◆ Given request: Copy out the line that contains "Write a Python", the line that contains "tick_labels = ['0', '120', '240', '360', '480', '600']", and every line between them, exactly, and nothing else.

◆ Material for this exercise:
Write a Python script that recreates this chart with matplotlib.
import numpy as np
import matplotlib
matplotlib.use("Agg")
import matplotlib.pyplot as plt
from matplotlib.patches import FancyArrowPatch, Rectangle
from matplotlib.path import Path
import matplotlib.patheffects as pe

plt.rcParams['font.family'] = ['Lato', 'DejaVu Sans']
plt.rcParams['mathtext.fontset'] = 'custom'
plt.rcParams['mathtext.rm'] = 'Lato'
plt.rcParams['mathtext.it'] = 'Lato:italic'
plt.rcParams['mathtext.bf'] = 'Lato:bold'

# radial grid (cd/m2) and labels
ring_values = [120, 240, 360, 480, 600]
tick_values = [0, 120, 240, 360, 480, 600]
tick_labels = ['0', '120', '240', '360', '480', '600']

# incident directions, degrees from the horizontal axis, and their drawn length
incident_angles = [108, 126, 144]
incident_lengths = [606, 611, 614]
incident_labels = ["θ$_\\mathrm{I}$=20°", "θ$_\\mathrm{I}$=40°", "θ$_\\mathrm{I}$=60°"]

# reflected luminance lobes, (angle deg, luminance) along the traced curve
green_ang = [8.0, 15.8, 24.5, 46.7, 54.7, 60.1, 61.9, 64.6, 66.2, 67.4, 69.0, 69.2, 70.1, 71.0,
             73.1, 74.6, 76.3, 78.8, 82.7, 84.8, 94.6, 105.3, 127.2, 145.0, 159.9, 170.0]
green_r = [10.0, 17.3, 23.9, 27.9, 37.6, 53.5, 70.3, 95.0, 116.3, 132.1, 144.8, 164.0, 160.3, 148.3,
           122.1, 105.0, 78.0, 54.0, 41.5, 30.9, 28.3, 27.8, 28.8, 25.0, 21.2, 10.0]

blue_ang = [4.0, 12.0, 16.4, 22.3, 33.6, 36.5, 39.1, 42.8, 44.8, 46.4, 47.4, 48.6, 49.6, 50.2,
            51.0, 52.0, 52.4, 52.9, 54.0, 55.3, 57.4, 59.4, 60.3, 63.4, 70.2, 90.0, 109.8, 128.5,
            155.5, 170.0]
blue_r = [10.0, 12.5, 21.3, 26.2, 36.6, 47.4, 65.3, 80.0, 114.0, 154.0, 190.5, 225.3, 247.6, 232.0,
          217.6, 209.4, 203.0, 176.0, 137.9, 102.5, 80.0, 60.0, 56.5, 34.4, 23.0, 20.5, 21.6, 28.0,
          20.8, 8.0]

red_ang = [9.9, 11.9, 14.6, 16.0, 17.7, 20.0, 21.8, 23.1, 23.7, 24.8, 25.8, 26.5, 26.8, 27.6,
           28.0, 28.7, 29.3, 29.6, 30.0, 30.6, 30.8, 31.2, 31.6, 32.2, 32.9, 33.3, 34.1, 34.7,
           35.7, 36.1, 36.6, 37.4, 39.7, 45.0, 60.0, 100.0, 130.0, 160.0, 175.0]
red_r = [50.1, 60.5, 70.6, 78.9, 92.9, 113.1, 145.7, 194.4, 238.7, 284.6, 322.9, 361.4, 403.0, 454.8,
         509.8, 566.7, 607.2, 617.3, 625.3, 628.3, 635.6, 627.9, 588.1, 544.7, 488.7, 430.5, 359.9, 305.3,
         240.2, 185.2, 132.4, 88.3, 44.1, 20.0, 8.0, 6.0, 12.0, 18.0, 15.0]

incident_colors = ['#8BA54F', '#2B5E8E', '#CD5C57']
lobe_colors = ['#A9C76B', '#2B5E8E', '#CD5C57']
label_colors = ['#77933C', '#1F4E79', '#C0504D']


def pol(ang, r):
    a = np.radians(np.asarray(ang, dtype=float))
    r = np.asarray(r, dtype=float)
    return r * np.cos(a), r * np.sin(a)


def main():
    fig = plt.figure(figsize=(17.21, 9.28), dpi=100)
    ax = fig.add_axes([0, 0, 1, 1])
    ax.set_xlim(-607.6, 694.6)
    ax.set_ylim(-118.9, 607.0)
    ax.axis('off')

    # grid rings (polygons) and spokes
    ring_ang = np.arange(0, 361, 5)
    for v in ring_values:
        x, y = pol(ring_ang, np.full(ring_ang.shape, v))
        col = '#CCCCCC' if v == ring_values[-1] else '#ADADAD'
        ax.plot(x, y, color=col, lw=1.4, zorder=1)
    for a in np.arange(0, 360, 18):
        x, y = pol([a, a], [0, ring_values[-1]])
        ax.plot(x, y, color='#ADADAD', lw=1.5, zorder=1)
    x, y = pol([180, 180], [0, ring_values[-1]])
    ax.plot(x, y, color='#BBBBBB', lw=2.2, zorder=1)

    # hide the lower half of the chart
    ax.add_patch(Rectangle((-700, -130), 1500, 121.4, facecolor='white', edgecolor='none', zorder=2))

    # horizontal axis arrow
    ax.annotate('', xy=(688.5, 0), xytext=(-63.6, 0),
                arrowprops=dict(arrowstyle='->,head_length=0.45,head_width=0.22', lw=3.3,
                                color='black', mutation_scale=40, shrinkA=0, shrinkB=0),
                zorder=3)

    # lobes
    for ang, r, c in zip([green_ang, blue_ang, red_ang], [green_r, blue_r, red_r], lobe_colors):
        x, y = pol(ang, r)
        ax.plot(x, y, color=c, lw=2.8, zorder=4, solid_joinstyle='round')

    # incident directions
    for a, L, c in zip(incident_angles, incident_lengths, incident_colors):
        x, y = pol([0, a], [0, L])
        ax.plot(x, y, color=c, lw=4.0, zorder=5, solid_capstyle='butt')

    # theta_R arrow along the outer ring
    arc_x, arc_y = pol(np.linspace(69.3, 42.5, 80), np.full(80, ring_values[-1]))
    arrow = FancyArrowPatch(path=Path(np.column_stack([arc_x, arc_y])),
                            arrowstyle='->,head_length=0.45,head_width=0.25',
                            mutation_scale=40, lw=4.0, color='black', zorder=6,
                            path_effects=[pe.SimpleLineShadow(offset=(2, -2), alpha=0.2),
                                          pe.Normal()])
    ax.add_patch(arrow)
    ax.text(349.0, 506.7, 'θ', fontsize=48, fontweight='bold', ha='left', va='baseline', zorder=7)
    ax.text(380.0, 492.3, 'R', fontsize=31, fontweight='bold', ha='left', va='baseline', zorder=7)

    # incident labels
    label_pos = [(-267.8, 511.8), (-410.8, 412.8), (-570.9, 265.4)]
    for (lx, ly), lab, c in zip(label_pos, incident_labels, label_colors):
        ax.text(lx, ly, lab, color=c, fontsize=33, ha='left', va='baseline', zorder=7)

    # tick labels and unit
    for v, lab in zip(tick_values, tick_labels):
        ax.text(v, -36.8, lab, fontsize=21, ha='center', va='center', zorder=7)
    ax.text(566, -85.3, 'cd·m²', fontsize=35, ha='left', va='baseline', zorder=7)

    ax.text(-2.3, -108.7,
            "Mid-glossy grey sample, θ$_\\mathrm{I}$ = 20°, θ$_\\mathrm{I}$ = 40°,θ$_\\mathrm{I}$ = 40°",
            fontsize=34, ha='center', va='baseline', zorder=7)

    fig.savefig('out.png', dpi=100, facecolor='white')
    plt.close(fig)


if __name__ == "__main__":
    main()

--

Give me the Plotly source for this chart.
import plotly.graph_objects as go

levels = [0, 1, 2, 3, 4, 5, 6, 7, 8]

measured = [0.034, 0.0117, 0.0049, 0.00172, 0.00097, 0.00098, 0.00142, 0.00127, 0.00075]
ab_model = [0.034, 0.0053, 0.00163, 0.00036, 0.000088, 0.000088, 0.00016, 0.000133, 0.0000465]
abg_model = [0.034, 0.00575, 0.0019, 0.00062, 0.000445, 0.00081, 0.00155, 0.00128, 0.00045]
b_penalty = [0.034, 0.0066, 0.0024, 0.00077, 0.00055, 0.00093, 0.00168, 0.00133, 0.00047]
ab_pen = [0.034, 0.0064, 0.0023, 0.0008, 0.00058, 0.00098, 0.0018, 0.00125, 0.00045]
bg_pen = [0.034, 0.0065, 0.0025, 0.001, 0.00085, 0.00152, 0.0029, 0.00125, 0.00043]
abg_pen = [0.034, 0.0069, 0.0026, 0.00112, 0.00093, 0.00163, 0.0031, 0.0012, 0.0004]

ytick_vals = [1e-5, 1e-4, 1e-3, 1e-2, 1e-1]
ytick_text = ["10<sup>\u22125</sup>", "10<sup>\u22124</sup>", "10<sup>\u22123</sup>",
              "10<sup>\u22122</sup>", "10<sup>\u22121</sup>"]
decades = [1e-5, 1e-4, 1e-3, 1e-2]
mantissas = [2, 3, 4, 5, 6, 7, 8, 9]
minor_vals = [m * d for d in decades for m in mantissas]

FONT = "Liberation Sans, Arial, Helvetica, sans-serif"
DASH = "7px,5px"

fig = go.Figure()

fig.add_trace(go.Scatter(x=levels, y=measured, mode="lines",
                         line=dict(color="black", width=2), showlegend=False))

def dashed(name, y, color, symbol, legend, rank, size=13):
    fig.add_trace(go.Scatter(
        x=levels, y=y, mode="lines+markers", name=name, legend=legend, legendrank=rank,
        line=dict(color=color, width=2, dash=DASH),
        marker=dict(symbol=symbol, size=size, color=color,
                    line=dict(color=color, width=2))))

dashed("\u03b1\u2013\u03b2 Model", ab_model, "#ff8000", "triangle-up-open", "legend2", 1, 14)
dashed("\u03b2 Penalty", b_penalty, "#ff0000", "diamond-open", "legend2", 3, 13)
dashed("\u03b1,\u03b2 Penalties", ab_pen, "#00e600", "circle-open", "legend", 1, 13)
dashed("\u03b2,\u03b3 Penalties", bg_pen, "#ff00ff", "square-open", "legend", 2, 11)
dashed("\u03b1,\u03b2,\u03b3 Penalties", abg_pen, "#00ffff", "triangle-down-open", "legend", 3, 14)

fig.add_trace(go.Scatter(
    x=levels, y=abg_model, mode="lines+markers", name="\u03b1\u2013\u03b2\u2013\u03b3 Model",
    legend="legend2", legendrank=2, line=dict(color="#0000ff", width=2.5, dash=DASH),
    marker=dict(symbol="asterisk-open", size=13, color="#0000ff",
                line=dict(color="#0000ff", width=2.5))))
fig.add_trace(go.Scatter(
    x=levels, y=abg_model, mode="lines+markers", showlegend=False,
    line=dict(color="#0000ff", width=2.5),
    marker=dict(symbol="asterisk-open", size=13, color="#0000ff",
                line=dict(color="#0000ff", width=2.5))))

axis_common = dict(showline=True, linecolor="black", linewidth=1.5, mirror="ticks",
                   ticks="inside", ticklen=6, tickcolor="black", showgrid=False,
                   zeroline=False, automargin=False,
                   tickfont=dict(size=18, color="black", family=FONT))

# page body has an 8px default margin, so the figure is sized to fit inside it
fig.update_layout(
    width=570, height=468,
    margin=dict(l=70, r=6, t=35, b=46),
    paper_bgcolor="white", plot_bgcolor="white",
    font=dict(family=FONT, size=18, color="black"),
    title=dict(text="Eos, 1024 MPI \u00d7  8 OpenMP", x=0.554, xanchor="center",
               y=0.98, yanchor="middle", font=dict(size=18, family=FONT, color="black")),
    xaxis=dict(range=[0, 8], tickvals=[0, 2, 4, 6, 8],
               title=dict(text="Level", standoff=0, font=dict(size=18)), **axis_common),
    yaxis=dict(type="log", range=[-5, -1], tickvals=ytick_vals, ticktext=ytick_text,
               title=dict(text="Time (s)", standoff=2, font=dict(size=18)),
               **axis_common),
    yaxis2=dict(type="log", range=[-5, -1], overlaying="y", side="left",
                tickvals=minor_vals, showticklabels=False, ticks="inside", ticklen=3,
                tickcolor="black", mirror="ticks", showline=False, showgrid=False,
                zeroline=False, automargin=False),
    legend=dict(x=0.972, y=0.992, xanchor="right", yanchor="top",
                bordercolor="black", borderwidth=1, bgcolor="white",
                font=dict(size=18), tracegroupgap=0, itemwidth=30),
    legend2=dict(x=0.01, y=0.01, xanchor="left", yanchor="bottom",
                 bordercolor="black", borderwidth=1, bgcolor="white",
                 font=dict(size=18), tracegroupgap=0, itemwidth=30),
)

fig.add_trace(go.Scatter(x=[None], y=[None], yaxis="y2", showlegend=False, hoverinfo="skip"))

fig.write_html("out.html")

◆ The answer:
Write a Python script that recreates this chart with matplotlib.
import numpy as np
import matplotlib
matplotlib.use("Agg")
import matplotlib.pyplot as plt
from matplotlib.patches import FancyArrowPatch, Rectangle
from matplotlib.path import Path
import matplotlib.patheffects as pe

plt.rcParams['font.family'] = ['Lato', 'DejaVu Sans']
plt.rcParams['mathtext.fontset'] = 'custom'
plt.rcParams['mathtext.rm'] = 'Lato'
plt.rcParams['mathtext.it'] = 'Lato:italic'
plt.rcParams['mathtext.bf'] = 'Lato:bold'

# radial grid (cd/m2) and labels
ring_values = [120, 240, 360, 480, 600]
tick_values = [0, 120, 240, 360, 480, 600]
tick_labels = ['0', '120', '240', '360', '480', '600']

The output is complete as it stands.